*EXERCISE*. Omit pictures and quote the listing below line by line, from its start through the line that holds "const lastChange = '+4.08';".

*RECORDED INFORMATION*.

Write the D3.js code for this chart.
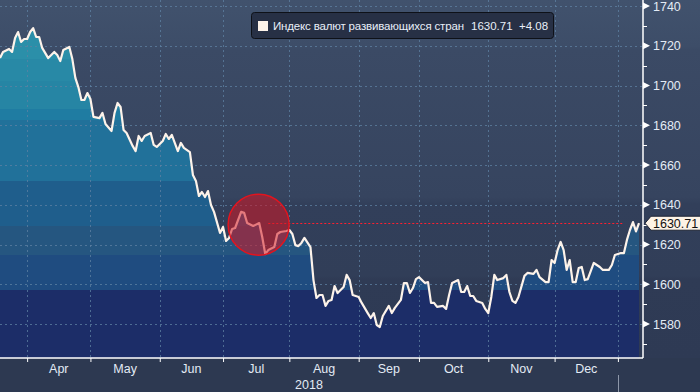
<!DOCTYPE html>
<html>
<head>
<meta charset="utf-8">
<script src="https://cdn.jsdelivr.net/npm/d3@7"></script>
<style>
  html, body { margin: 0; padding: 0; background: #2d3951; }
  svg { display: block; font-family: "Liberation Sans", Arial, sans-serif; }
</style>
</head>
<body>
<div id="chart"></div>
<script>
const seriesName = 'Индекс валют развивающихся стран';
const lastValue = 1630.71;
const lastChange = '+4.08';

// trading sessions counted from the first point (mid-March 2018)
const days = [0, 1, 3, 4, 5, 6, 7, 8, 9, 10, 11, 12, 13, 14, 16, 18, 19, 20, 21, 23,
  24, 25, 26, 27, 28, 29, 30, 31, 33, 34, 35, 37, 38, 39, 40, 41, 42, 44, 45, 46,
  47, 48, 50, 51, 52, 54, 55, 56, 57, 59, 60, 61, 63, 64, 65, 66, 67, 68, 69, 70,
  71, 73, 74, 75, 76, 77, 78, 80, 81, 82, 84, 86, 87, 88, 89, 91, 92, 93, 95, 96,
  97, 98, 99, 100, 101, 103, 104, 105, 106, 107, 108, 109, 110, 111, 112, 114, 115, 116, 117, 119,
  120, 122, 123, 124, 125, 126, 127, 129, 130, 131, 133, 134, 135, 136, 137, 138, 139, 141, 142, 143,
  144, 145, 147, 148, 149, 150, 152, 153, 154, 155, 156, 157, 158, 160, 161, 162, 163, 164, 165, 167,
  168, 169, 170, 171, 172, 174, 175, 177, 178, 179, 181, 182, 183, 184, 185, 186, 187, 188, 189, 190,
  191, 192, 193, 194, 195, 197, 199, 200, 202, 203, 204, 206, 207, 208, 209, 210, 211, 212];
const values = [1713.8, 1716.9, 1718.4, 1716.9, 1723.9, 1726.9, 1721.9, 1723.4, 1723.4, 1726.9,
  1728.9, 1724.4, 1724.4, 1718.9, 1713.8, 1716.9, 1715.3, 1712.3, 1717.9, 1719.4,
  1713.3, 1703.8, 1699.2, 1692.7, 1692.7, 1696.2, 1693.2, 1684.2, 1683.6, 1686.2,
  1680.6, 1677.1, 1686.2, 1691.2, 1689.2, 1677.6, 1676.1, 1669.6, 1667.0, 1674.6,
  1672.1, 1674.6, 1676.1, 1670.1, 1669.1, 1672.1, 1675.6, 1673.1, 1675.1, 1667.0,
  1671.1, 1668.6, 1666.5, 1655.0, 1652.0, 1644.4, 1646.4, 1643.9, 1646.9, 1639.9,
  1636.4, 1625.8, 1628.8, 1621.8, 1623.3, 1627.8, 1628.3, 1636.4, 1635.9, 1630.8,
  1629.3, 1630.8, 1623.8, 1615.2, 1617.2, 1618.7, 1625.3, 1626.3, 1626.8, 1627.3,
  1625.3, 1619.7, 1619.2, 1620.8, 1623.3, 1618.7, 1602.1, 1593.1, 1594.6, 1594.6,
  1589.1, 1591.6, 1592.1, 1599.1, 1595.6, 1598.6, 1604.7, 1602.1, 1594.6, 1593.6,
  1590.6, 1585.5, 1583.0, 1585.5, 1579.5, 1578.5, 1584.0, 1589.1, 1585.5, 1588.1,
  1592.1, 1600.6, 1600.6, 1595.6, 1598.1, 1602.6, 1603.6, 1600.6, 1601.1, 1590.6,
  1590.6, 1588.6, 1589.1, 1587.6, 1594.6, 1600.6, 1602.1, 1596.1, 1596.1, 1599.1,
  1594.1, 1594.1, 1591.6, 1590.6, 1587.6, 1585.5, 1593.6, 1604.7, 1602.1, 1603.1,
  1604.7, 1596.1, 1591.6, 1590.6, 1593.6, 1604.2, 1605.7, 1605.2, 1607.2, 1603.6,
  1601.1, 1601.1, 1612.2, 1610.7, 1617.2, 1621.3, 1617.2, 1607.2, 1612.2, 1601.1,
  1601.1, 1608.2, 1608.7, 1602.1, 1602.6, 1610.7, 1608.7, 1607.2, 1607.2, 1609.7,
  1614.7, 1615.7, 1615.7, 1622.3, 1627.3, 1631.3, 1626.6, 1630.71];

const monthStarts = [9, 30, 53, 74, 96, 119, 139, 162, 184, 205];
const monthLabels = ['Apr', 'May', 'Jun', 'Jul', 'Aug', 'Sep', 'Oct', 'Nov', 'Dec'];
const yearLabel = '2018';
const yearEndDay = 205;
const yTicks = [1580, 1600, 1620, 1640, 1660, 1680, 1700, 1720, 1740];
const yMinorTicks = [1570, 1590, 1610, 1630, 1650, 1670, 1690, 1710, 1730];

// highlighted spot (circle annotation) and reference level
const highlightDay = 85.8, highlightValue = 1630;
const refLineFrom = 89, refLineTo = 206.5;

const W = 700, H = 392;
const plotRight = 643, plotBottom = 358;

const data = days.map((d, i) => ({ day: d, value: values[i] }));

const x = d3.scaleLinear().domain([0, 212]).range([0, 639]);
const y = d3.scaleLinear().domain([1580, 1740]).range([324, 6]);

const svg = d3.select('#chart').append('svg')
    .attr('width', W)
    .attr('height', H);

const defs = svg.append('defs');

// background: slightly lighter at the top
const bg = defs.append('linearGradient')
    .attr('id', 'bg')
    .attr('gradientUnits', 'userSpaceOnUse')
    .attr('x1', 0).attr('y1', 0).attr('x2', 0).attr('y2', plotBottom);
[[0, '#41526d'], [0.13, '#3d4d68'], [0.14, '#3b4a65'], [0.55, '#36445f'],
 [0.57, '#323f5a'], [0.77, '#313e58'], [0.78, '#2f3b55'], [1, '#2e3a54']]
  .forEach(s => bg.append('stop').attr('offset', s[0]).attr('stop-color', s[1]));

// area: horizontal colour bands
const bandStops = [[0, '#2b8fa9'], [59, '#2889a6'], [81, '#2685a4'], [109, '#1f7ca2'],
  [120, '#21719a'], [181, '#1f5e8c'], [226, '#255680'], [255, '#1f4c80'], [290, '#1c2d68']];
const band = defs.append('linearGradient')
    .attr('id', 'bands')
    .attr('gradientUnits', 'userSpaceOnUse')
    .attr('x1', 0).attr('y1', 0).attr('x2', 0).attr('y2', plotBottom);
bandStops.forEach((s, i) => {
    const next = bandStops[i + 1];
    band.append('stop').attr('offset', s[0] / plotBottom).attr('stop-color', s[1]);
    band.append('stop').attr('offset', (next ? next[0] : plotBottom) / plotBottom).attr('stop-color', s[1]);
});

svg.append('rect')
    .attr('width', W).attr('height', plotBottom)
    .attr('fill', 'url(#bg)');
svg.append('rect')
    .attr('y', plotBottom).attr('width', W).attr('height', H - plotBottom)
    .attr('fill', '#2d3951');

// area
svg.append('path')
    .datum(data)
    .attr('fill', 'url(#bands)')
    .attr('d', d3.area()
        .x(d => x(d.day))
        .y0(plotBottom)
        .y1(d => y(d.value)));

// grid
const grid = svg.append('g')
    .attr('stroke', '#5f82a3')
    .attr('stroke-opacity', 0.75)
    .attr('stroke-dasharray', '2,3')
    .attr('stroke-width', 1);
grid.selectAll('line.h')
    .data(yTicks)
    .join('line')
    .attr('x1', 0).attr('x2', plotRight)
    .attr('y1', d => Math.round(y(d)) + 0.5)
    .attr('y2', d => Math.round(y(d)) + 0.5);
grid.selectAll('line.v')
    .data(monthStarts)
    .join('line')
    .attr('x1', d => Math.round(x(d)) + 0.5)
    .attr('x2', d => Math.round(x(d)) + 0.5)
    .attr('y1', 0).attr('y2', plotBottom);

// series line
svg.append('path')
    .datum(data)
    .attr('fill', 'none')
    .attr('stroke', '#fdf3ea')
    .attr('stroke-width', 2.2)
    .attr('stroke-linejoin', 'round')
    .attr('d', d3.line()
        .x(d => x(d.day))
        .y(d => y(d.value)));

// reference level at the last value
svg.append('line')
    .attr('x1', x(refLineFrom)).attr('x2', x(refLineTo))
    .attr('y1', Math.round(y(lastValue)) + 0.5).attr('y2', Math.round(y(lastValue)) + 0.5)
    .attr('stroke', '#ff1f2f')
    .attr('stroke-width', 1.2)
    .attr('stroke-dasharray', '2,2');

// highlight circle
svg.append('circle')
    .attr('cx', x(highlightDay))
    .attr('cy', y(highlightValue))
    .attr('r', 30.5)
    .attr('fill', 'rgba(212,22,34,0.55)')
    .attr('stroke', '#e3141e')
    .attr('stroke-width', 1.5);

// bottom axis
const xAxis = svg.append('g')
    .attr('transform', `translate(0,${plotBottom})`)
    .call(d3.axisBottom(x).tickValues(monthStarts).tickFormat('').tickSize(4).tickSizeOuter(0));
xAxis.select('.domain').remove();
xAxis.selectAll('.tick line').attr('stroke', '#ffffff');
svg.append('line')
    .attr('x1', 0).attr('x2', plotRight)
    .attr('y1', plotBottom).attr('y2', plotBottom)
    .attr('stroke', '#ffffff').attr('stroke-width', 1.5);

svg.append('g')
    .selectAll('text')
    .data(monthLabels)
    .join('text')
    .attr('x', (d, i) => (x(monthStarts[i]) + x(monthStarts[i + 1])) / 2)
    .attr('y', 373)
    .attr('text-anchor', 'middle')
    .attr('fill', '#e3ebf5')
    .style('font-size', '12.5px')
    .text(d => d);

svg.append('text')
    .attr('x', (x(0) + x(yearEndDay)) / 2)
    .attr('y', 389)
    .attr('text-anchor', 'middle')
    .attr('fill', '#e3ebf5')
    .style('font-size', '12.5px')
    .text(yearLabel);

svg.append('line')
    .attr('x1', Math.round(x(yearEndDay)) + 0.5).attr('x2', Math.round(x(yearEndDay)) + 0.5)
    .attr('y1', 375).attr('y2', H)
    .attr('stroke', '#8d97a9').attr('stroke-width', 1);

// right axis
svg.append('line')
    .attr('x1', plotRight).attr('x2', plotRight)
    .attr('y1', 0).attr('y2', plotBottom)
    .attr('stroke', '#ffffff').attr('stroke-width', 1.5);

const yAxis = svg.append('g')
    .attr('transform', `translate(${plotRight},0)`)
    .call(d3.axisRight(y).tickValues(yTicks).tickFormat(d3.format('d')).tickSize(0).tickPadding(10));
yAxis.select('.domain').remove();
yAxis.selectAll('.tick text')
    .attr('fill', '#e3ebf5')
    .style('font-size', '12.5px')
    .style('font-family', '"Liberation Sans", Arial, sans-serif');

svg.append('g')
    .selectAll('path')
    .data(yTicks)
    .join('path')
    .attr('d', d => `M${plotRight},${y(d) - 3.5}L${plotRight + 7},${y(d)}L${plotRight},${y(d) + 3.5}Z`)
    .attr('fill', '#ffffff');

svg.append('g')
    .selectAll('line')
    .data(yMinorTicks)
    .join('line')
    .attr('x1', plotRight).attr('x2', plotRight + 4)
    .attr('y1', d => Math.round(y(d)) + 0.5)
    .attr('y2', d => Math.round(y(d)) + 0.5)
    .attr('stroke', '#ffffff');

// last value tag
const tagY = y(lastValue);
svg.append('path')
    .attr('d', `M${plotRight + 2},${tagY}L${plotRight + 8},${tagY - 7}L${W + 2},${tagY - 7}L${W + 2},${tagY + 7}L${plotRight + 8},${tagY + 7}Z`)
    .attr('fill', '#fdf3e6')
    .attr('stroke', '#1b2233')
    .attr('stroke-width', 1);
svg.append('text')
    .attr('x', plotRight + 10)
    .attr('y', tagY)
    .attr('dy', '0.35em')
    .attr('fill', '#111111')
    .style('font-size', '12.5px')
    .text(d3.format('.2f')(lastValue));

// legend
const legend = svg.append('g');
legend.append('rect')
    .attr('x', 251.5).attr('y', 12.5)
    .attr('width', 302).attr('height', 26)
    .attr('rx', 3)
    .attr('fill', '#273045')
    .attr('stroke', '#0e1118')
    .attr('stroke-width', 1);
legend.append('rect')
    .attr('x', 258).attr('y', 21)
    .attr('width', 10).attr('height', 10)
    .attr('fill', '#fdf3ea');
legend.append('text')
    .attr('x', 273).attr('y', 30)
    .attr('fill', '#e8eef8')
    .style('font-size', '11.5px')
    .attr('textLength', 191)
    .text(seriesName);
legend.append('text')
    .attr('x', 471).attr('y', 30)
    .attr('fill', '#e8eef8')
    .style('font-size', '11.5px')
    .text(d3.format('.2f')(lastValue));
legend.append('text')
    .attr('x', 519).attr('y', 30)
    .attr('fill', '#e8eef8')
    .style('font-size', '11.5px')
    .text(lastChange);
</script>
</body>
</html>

*RESULT FOR THIS TASK*.
Write the D3.js code for this chart.
<!DOCTYPE html>
<html>
<head>
<meta charset="utf-8">
<script src="https://cdn.jsdelivr.net/npm/d3@7"></script>
<style>
  html, body { margin: 0; padding: 0; background: #2d3951; }
  svg { display: block; font-family: "Liberation Sans", Arial, sans-serif; }
</style>
</head>
<body>
<div id="chart"></div>
<script>
const seriesName = 'Индекс валют развивающихся стран';
const lastValue = 1630.71;
const lastChange = '+4.08';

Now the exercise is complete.